Survey: Islamophobia Is Increasing in Germany
Islamophobia is on the rise in Germany, according to new survey cited by Reuters, which sheds light on German society’s struggles in taking in more than 1 million migrants and refugees.
Chancellor Angela Merkel’s open border policy to admit refugees has been contested by right-wing opposition parties. Researchers at the University of Leipzig along with the Heinrich Boell Foundation, the Rosa Luxemburg Foundation and the Otto Brenner Foundation conducted the study.
One out of every two respondents of the 2,420 people surveyed said they sometimes felt like a foreigner in their own country because of the influx of Muslim migrants, according to the International Business Times. This is an increase from 43 percent in 2014 and 30.2 percent in 2009.
More than 40 percent of those surveyed believe Muslims should be banned from entering Germany, an increase from 20 percent in 2009.
The survey explored “extreme right-wing opinions” toward other minority groups as well.
“While general prejudice against migrants fell slightly, the focus of resentment toward asylums seekers, Muslims as well as Sinti and Roma, increased,” the study’s authors noted.
Anti-immigrant sentiments have fueled support for the opposition Alternative for Germany (AfD) party, which considers Islam to be incompatible with the German constitution and supports a ban on minarets (mosque towers) and the burqa.
34 Migrants, Including 20 Children, Found Dead in Niger Desert
Thirty-four migrants were found dead in the Niger desert near the Algerian border after being abandoned by a smuggler, according to Reuters.
Five men, nine women and 20 children “died as they tried to cross the desert,” interior minister Bazoum Mohamed said on national television on Wednesday, according to Deutsche Welle reports.
“They probably died of thirst, as is often the case, and they were found near Assamakka,” he added. This particular border post lies between Niger and Algeria.

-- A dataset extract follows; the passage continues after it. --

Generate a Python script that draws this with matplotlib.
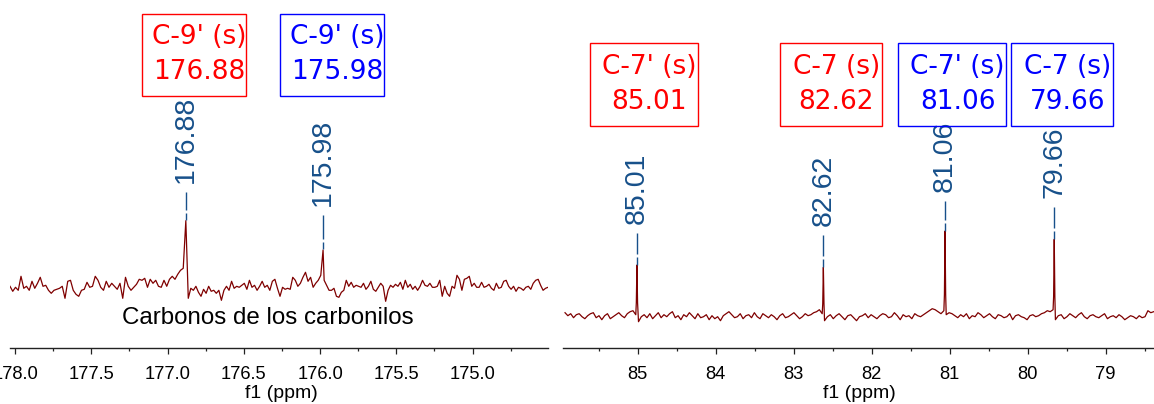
import numpy as np
import matplotlib
matplotlib.use("Agg")
import matplotlib.pyplot as plt
from matplotlib.patches import Rectangle
from matplotlib.ticker import MultipleLocator, FormatStrFormatter

# ---------------- data ----------------
# Left panel: carbonyl region
left_xlim = (178.033, 174.505)
left_segments = [(178.033, 176.897), (176.864, 175.995), (175.973, 174.505)]
left_noise_a = [2, -3, 1, -2, 12, 0, 2, -2, 7, 0, 5, 11, 2, 3, -2, -5, -2, -1, 0, 2,
                -10, 7, 8, -2, -6, -8, -2, -1, 6, 1, 2, 12, 8, 1, -2, 7, 1, 5, 2, -1,
                5, -10, 11, 2, -2, 1, 4, 9, 8, 10, 1, 9, 5, 8, 2, 1, 8, 2, 9, 12,
                9, 14, 18, 20]
left_noise_b = [-10, 0, -2, 2, -4, -8, -1, -5, 2, -3, -2, -5, -2, -12, -2, 2, -2, 7, 0, 2,
                1, 3, 5, -1, 8, 1, 3, -2, 2, 7, 1, 3, -2, 7, 9, 0, -8, 1, -1, 0,
                -1, 11, 8, 2, 5, 11, 16, 7, 11, 1, 5, 8, 13]
left_noise_c = [8, 3, -2, -2, 0, -8, -9, -4, -2, 8, 2, 6, 1, 3, 2, 1, 5, -1, 2, 7,
                -1, -3, 1, 5, 2, -13, -2, 3, 1, 4, 2, 6, -1, 8, 1, 4, -1, 2, -2, 2,
                8, 3, 2, 5, 1, 1, 2, 8, -8, 2, -5, -8, 2, 0, 13, 9, -2, 9, 10, 12,
                2, 5, 1, 1, 6, 1, 2, 4, 0, -2, 5, 0, 1, 7, 8, 2, -1, 2, -3, 1,
                0, -2, 1, 2, -1, 5, 8, 9, 3, -2, 0, 1]
left_peaks = [176.88, 175.98]
left_heights = [67.6, 38.3]
left_label_base = [105.5, 82.0]
left_ylim = (-59.7, 288.3)
left_ticks_major = [178.0, 177.5, 177.0, 176.5, 176.0, 175.5, 175.0]

# Right panel: C-7 / C-7' region
right_xlim = (85.958, 78.381)
right_segments = [(85.932, 85.025), (84.99, 82.635), (82.605, 81.075),
                  (81.045, 79.675), (79.645, 78.385)]
right_noise_a = [4, 1, 3, -1, 2, 3, 0, -2, 1, 3, 4, -1, 1, -3, 1, 3, -2, 0, 2, 4,
                 1, -1, 3, 5, 6, 2]
right_noise_b = [-5, 0, 2, -1, 3, -2, 1, 4, -1, 2, 0, 3, 5, -1, 1, -3, 2, 0, 4, 1,
                 -2, 3, -1, 0, 2, -3, 1, -2, 0, -4, 1, 3, 5, 2, -1, 0, 3, -2, 1, 2,
                 -1, 4, 0, -2, 3, 1, -1, 2, 0, -3, 1, 3, -1, 0, 2, 4, 1, -2, 0, 3,
                 1, 2, 4, 5, 7, 3]
right_noise_c = [-4, 0, 2, -2, 1, 3, 0, -3, 1, 2, -1, -4, 0, 1, 3, -1, 2, 0, -2, 1,
                 3, 2, -1, 0, 4, 1, -3, 2, 0, 1, -2, 3, 1, 0, 2, 4, 6, 8, 7, 5,
                 3, 6]
right_noise_d = [2, 4, 3, 1, -1, 2, 0, 3, -2, 1, 0, 4, 2, -1, 1, 3, 0, -2, 2, 1,
                 -1, 0, 3, -3, 1, 2, 0, -1, -3, 1, 2, 0, 1, 3, 4, 6, 5, 7]
right_noise_e = [-3, 1, 2, -2, 0, 3, 1, -1, 2, 4, 0, -2, 1, 2, 0, -1, 1, 3, -2, 0,
                 1, -1, 2, 0, -3, -1, 1, 0, -2, 1, -1, 0, 6, 4, 5]
right_peaks = [85.01, 82.62, 81.06, 79.66]
right_heights = [51.7, 49.4, 85.7, 77.4]
# shoulders of each right-panel line (ppm offset, height)
right_shoulder_dx = 0.008
right_shoulder_h = [14.0, 13.0, 22.0, 20.0]
right_label_base = [92.4, 91.0, 125.0, 118.7]
right_ylim = (-31.3, 316.7)
right_ticks_major = [85, 84, 83, 82, 81, 80, 79]

# Assignment boxes: (line1, line2, colour)
box_texts = [("C-9' (s)", "176.88", "red"), ("C-9' (s)", "175.98", "blue"),
             ("C-7' (s)", "85.01", "red"), ("C-7 (s)", "82.62", "red"),
             ("C-7' (s)", "81.06", "blue"), ("C-7 (s)", "79.66", "blue")]
region_caption = "Carbonos de los carbonilos"
axis_label = "f1 (ppm)"

# ---------------- layout / style ----------------
W, H = 1154, 404
SPEC = "#7f0000"
LBL = "#17508a"
TICKFONT = "Liberation Sans"
BOXFONT = "DejaVu Sans"

def fx(px):
    return px / W

def fy(py):
    return 1 - py / H

fig = plt.figure(figsize=(W / 100, H / 100), dpi=100)
ax_l = fig.add_axes([fx(10), fy(348), 538 / W, 348 / H])
ax_r = fig.add_axes([fx(563), fy(348), 591 / W, 348 / H])


def build(segments, noises, px, py):
    xs, ys = [], []
    for (a, b), n in zip(segments, noises):
        xs.append(np.linspace(a, b, len(n)))
        ys.append(np.asarray(n, float))
    xs.append(np.asarray(px, float))
    ys.append(np.asarray(py, float))
    x = np.concatenate(xs)
    y = np.concatenate(ys)
    o = np.argsort(-x)
    return x[o], y[o]


def style(ax, xlim, ylim, ticks, minor, fmt):
    ax.set_xlim(*xlim)
    ax.set_ylim(*ylim)
    for s in ("top", "left", "right"):
        ax.spines[s].set_visible(False)
    ax.spines["bottom"].set_color("#222222")
    ax.spines["bottom"].set_linewidth(1.0)
    ax.set_yticks([])
    ax.set_xticks(ticks)
    ax.xaxis.set_minor_locator(MultipleLocator(minor))
    ax.xaxis.set_major_formatter(FormatStrFormatter(fmt))
    ax.tick_params(axis="x", which="major", direction="out", length=4.2, width=0.9,
                   pad=8.5, labelsize=13.2, colors="#222222", labelcolor="black")
    ax.tick_params(axis="x", which="minor", direction="out", length=2.4, width=0.9,
                   colors="#222222")
    for lab in ax.get_xticklabels():
        lab.set_family(TICKFONT)
    ax.patch.set_alpha(0)


def peaks_labels(ax, peaks, heights, bases):
    for p, h, b in zip(peaks, heights, bases):
        ax.plot([p, p], [h + 0.5, h + 8], color=LBL, lw=1.0, solid_capstyle="butt")
        ax.plot([p, p], [h + 11, b - 9], color=LBL, lw=1.0, solid_capstyle="butt")
        ax.text(p, b, f"{p:.2f}", rotation=90, ha="center", va="bottom",
                color=LBL, fontsize=20.5, family=TICKFONT)


xl, yl = build(left_segments, [left_noise_a, left_noise_b, left_noise_c],
               left_peaks, left_heights)
ax_l.plot(xl, yl, color=SPEC, lw=0.9)
style(ax_l, left_xlim, left_ylim, left_ticks_major, 0.25, "%.1f")
peaks_labels(ax_l, left_peaks, left_heights, left_label_base)

r_px = list(right_peaks)
r_py = list(right_heights)
for p, sh in zip(right_peaks, right_shoulder_h):
    r_px += [p - right_shoulder_dx, p + right_shoulder_dx]
    r_py += [sh, sh]
xr, yr = build(right_segments, [right_noise_a, right_noise_b, right_noise_c,
                                right_noise_d, right_noise_e], r_px, r_py)
ax_r.plot(xr, yr, color=SPEC, lw=0.9)
style(ax_r, right_xlim, right_ylim, right_ticks_major, 0.5, "%d")
peaks_labels(ax_r, right_peaks, right_heights, right_label_base)

# axis labels
fig.text(fx(281), fy(398), axis_label, ha="center", va="baseline",
         fontsize=14, family=TICKFONT)
fig.text(fx(859), fy(398), axis_label, ha="center", va="baseline",
         fontsize=14, family=TICKFONT)

# caption
fig.text(fx(268), fy(324.5), region_caption, ha="center", va="baseline",
         fontsize=17.4, family=TICKFONT, color="black")

# boxes
box_geom = [(141.8, 13.7, 245.5, 96.2), (279.6, 13.7, 384.0, 96.2),
            (590.0, 43.3, 697.7, 125.7), (780.0, 43.3, 881.7, 125.7),
            (898.3, 43.3, 1006.0, 125.7), (1011.0, 43.3, 1113.0, 125.7)]
for (t1, t2, col), (x0, y0, x1, y1) in zip(box_texts, box_geom):
    fig.add_artist(Rectangle((fx(x0), fy(y1)), (x1 - x0) / W, (y1 - y0) / H,
                             transform=fig.transFigure, fill=False,
                             edgecolor=col, lw=1.0))
    cx = (x0 + x1) / 2 + 5.5
    fig.text(fx(cx), fy(y0 + 23.7), t1, ha="center", va="center", color=col,
             fontsize=19, family=BOXFONT)
    fig.text(fx(cx), fy(y0 + 58.4), t2, ha="center", va="center", color=col,
             fontsize=19, family=BOXFONT)

fig.savefig("out.png", dpi=100)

They died between June 6 and 12, Mohamed said. He added that two victims were identified as Nigerian but the nationalities of the other victims were not immediately clear, reported the BBC.
A major migration route between sub-Saharan Africa and Europe runs through Niger. About 120,000 migrants crossed through Niger’s arid northern Agadez region in 2015, according to the International Organization for Migration’s estimates.
E.U. Commission: Fewer Migrants Arriving in Greece, but Refugee Resettlement Lacking
E.U. commissioner Dimitris Avramopoulos said in a press conference that the plan to resettle refugees in member states is not working.
This was said despite a progress report released by the E.U. Commission on Wednesday that the number of migrants arriving in Europe via Greece from Turkey had declined.
The “sharp and continued decline” of irregular crossings is proof of the “continued successful implementation” of the E.U.-Turkey deal, said the report. Before the deal, there were around 1,740 crossings across the Aegean Sea per day. Now that number is down to 47.
Member states have resettled 2,280 refugees from Greece and Italy over the past nine months. This figure is an improvement on the Commission’s previous report in May, but it “clearly falls short” of the E.U.’s plan to relocate 160,000 refugees, warned Avramopoulos. Around 6,000 refugees must be resettled per month for the plan to work.
“Progress is still too slow” and member states must “speed up their efforts. There is no time to lose,” said Avramopoulos. “As numbers of arrivals in Greece have gone down, the absolute onus now lies on significantly increasing and speeding up relocations,” he added.
The Commission report added that although the E.U.-Turkey deal had seen progress in its implementation, “urgent attention should be given by Greece to increase its capacity in processing asylum applications and appeals on an individual basis.”